One Finger Death Punch 2 launches in April, and the long-awaited sequel has a demo available right now.
Undoubtedly one of the (if not the, then at least my) Xbox Indie Game sweethearts, Silver Dollar’s One Finger Death Punch was a frantic game of super-speed martial combat, innumerable combos and just two buttons. When you’ve got a good thing going, though, it is hard to know how to keep the winning formula together — especially in the case of indie games. It is often discussed that indie games rarely sequelise, with various risks and concerns coming forward as the reasons the developers don’t often double-dip into their own creation. Silver Dollar have cast these concerns aside, but have also proceeded carefully: One Finger Death Punch 2 is built on the foundation of the first and doesn’t veer too far from the original’s path.

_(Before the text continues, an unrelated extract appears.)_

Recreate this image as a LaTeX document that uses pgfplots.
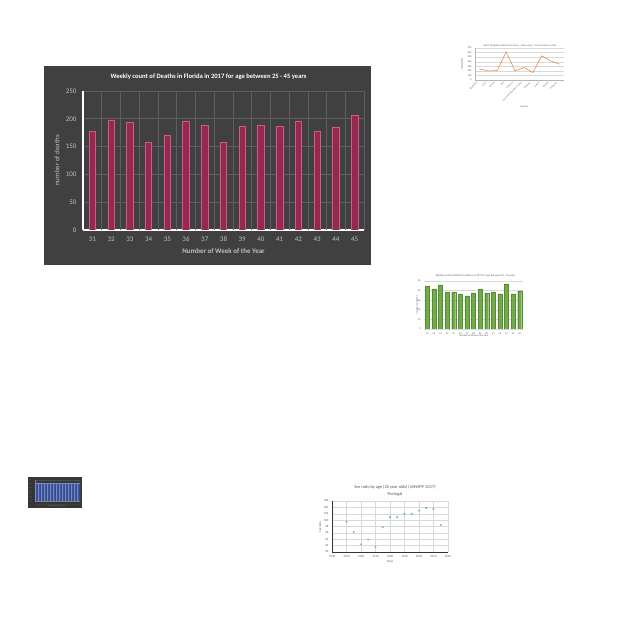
\documentclass[border=0pt]{standalone}
\usepackage{fontspec}
\setmainfont{Carlito}
\usepackage{pgfplots}
\pgfplotsset{compat=1.18}
\definecolor{darkbg}{HTML}{404040}
\definecolor{gridc}{HTML}{5E5E5E}
\definecolor{ticklbl}{HTML}{BFBFBF}
\definecolor{barfill}{HTML}{942850}
\definecolor{baredge}{HTML}{CC5C85}
\definecolor{exgreen}{HTML}{70AD47}
\definecolor{exorange}{HTML}{ED7D31}
\definecolor{lightgrid}{HTML}{D9D9D9}
\definecolor{txtgray}{HTML}{595959}
\definecolor{darkbg2}{HTML}{363636}
\definecolor{exblue}{HTML}{3A56A8}
\definecolor{scatc}{HTML}{4AA3B8}
\begin{document}
\begin{tikzpicture}[x=1pt,y=1pt]
\fill[white] (0,0) rectangle (640,640);
% ---------------- main chart ----------------
\fill[darkbg] (44,375) rectangle (371,574);
\begin{axis}[at={(83pt,410pt)},anchor=south west,scale only axis,
  width=281pt,height=139pt,
  xmin=30.5,xmax=45.5,ymin=0,ymax=250,
  xtick={31,...,45}, ytick={0,50,...,250},
  extra x ticks={31.5,32.5,...,45.5},
  extra x tick labels={},
  extra x tick style={xmajorgrids=true, major grid style={draw=gridc,line width=0.6pt}},
  ymajorgrids,
  major grid style={draw=gridc,line width=0.6pt},
  axis x line*=bottom, axis y line*=left,
  axis line style={draw=white,line width=1.2pt},
  major tick length=0pt, minor tick length=0pt,
  tick label style={font=\fontsize{7}{8}\selectfont, text=ticklbl},
  xticklabel style={yshift=-3pt},
  yticklabel style={xshift=-3pt},
  /pgf/number format/assume math mode=true,
  ybar, bar width=6.5pt,
]
\addplot[fill=barfill, draw=baredge, line width=0.7pt] coordinates {
 (31,177) (32,197) (33,193) (34,157) (35,171) (36,196) (37,188) (38,157)
 (39,186) (40,188) (41,186) (42,196) (43,178) (44,185) (45,207)};
\end{axis}
\node[text=white,font=\fontsize{6.6}{8}\selectfont\bfseries] at (208.5,563) {Weekly count of Deaths in Florida in 2017 for age between 25 - 45 years};
\node[text=ticklbl,font=\fontsize{7}{8}\selectfont\bfseries] at (223.5,389) {Number of Week of the Year};
\node[text=ticklbl,font=\fontsize{7}{8}\selectfont,rotate=90] at (57,479.5) {number of deaths};
% ---------------- line chart (top right) ----------------
\begin{axis}[at={(475pt,560pt)},anchor=south west,scale only axis,
  width=89pt,height=32pt,
  xmin=0.5,xmax=10.5,ymin=0,ymax=700,
  xtick={1,...,10}, ytick={0,100,...,700},
  xticklabels={Bangladesh,China,Ethiopia,India,Indonesia,Democratic Republic of Congo,Myanmar,Nigeria,Pakistan,Philippines},
  xticklabel style={rotate=45,anchor=east,font=\fontsize{2.1}{2.4}\selectfont,text=txtgray},
  yticklabel style={font=\fontsize{2.5}{3}\selectfont,text=txtgray},
  ymajorgrids, major grid style={draw=lightgrid,line width=0.2pt},
  axis x line*=bottom, axis y line*=left,
  axis line style={draw=lightgrid!60!gray,line width=0.3pt},
  major tick length=0pt,
  /pgf/number format/assume math mode=true,
]
\addplot[exorange, line width=0.5pt, mark=none] coordinates {
 (1,243) (2,199) (3,206) (4,612) (5,199) (6,273) (7,162) (8,530) (9,420) (10,346)};
\end{axis}
\node[text=txtgray,font=\fontsize{2.4}{3}\selectfont] at (520,594) {DALYs (Disability-Adjusted Life Years) - Tuberculosis - Total, Number in 2016};
\node[text=txtgray,font=\fontsize{2.5}{3}\selectfont] at (524,533) {Country};
\node[text=txtgray,font=\fontsize{2.5}{3}\selectfont,rotate=90] at (462,576) {Total DALYs};
% ---------------- green bar chart ----------------
\begin{axis}[at={(424pt,311pt)},anchor=south west,scale only axis,
  width=99pt,height=48pt,
  xmin=30.5,xmax=45.5,ymin=0,ymax=50,
  xtick={31,...,45}, ytick={0,10,...,50},
  ymajorgrids, major grid style={draw=lightgrid,line width=0.3pt},
  axis x line*=bottom, axis y line*=left,
  axis line style={draw=lightgrid,line width=0.3pt},
  y axis line style={draw=none},
  major tick length=0pt,
  tick label style={font=\fontsize{2.5}{3}\selectfont, text=txtgray},
  /pgf/number format/assume math mode=true,
  ybar, bar width=4pt,
]
\addplot[fill=exgreen, draw=exgreen!80!black, line width=0.2pt] coordinates {
 (31,44.8) (32,41.7) (33,45.9) (34,38.6) (35,38.6) (36,36.6) (37,34.5) (38,37.6)
 (39,41.7) (40,37.6) (41,38.6) (42,36.6) (43,46.9) (44,36.6) (45,39.7)};
\end{axis}
\node[text=txtgray,font=\fontsize{2.7}{3}\selectfont] at (475.5,364) {Weekly count of Deaths in Indiana in 2017 for age between 25 - 45 years};
\node[text=txtgray,font=\fontsize{2.5}{3}\selectfont] at (474,304) {Number of Week of the Year};
\node[text=txtgray,font=\fontsize{2.5}{3}\selectfont,rotate=90] at (417,335) {number of deaths};
% ---------------- tiny dark blue chart ----------------
\fill[darkbg2] (28,132) rectangle (82,163);
\begin{axis}[at={(35pt,139pt)},anchor=south west,scale only axis,
  width=45pt,height=21pt,
  xmin=30.5,xmax=45.5,ymin=0,ymax=250,
  xtick={31,...,45}, ytick={0,50,...,250},
  ymajorgrids, major grid style={draw=gray!60!black,line width=0.2pt},
  axis x line*=bottom, axis y line*=left,
  axis line style={draw=gray,line width=0.3pt},
  major tick length=0pt,
  tick label style={font=\fontsize{1.5}{2}\selectfont, text=gray},
  /pgf/number format/assume math mode=true,
  ybar, bar width=2.2pt,
]
\addplot[fill=exblue, draw=exblue!70!white, line width=0.15pt] coordinates {
 (31,215) (32,218) (33,216) (34,212) (35,214) (36,218) (37,216) (38,212)
 (39,215) (40,216) (41,215) (42,218) (43,214) (44,215) (45,219)};
\end{axis}
\node[text=gray,font=\fontsize{1.6}{2}\selectfont] at (57,134.5) {Number of Week of the Year};
% ---------------- scatter chart ----------------
\begin{axis}[at={(332pt,88pt)},anchor=south west,scale only axis,
  width=116pt,height=51pt,
  xmin=1940,xmax=2020,ymin=90,ymax=106,
  xtick={1940,1950,...,2020}, ytick={90,92,...,106},
  xmajorgrids, ymajorgrids, major grid style={draw=lightgrid,line width=0.3pt},
  axis x line*=bottom, axis y line*=left,
  axis line style={draw=black!80,line width=0.7pt},
  major tick length=0pt,
  tick label style={font=\fontsize{3}{3.5}\selectfont, text=txtgray},
  /pgf/number format/assume math mode=true,
  /pgf/number format/1000 sep={},
]
\addplot[only marks, mark=x, mark size=1pt, draw=scatc, line width=0.4pt] coordinates {
 (1950,99.5) (1955,96.3) (1960,92.4) (1965,93.9) (1970,91.6) (1975,97.8)
 (1980,100.9) (1985,100.9) (1990,102.0) (1995,102.0) (2000,103.0)
 (2005,103.8) (2010,103.5) (2015,98.5)};
\end{axis}
\node[text=txtgray,font=\fontsize{4.4}{5}\selectfont] at (395,153) {Sex ratio by age (20 year olds) (UNWPP, 2017)};
\node[text=txtgray,font=\fontsize{4.4}{5}\selectfont] at (395,146) {Portugal};
\node[text=txtgray,font=\fontsize{3}{3.5}\selectfont] at (390,78) {Years};
\node[text=txtgray,font=\fontsize{3}{3.5}\selectfont,rotate=90] at (320,113) {Sex ratio};
\end{tikzpicture}
\end{document}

For those unfamiliar with the first, you control a stick figurine in the middle of the screen, waiting for enemies and objects to come within range of you. Depending on their side, you then press one of two buttons: these commonly indicate whether you will attack left or right. If you mistime, you falter; if not, you perform an often lethal blow on your enemy. A few more enemies are introduced: boss enemies require sequences of perfectly timed attacks; other enemies will change sides; some are more mobile.
One Finger Death Punch’s beauty is in its accessible controls — there are only ever two buttons, even when you’re rushing through a horde of sixty enemies while flailing nunchuks, or when you’re kicking the Ball of Death into droves of enemies.
One Finger Death Punch 2 doesn’t add more buttons, but it does add a few more varied passive moves. One, for instance, summons a beast that flamethrowers half of the screen to instant death. Most of the demo’s visible changes come in the form of tweaks to enemies, new weapons, new animations and new special attacks. Perhaps most notably, the way that boss fights happen appears to have changed to be more timing-based than direction-based — the bars hitting the bottom of the screen cause a more critical failure than the player hitting the wrong direction.
All coded-in, thrown and fired weapons can now be dodged as well as reflected and intercepted. This means you can be kicking the pudding out of the opposition but then have to dodge an incoming projectile, only to have it take out an enemy behind you. This can be a double-edged sword if you are gunning for perfection, however it does make for cool viewing. There have been a lot of other visual tweaks, too: some execution animations now take out a couple more enemies at the same time. There’s also an ‘auto attack’ which occasionally fires and takes care of a few seconds of enemies — a good time to catch your breath.
The demo includes a decent-length tutorial and a sampling of the overworld-based main campaign. Perhaps my favourite new feature was the hybrid of ‘rush’ modes and normal modes. In one tutorial, you shift from normal, two-button combat into a rushing surge with a sword, then return to combat before suddenly mounting a horse and setting off at a gallop. A close second favourite is the Weapon Rack ability, where a full weapon rack appears at the bottom of the screen and you can access all of the weapons mid-combat. Weapons still alter range, but otherwise simply add flare — something always welcome.
In addition to the new features shown in the demo, there’s a tonne visible in the demo reel, including a boss fight where you appear to be escaping a Cthluhu-esque creature, fighting waves of enemies and occasionally doing damage to the pursuing boss. Also, the heavily underused combat setting of ‘the top of a train’ makes an appearance.
One Finger Death Punch 2 is releasing in April for PC. You can play the demo now.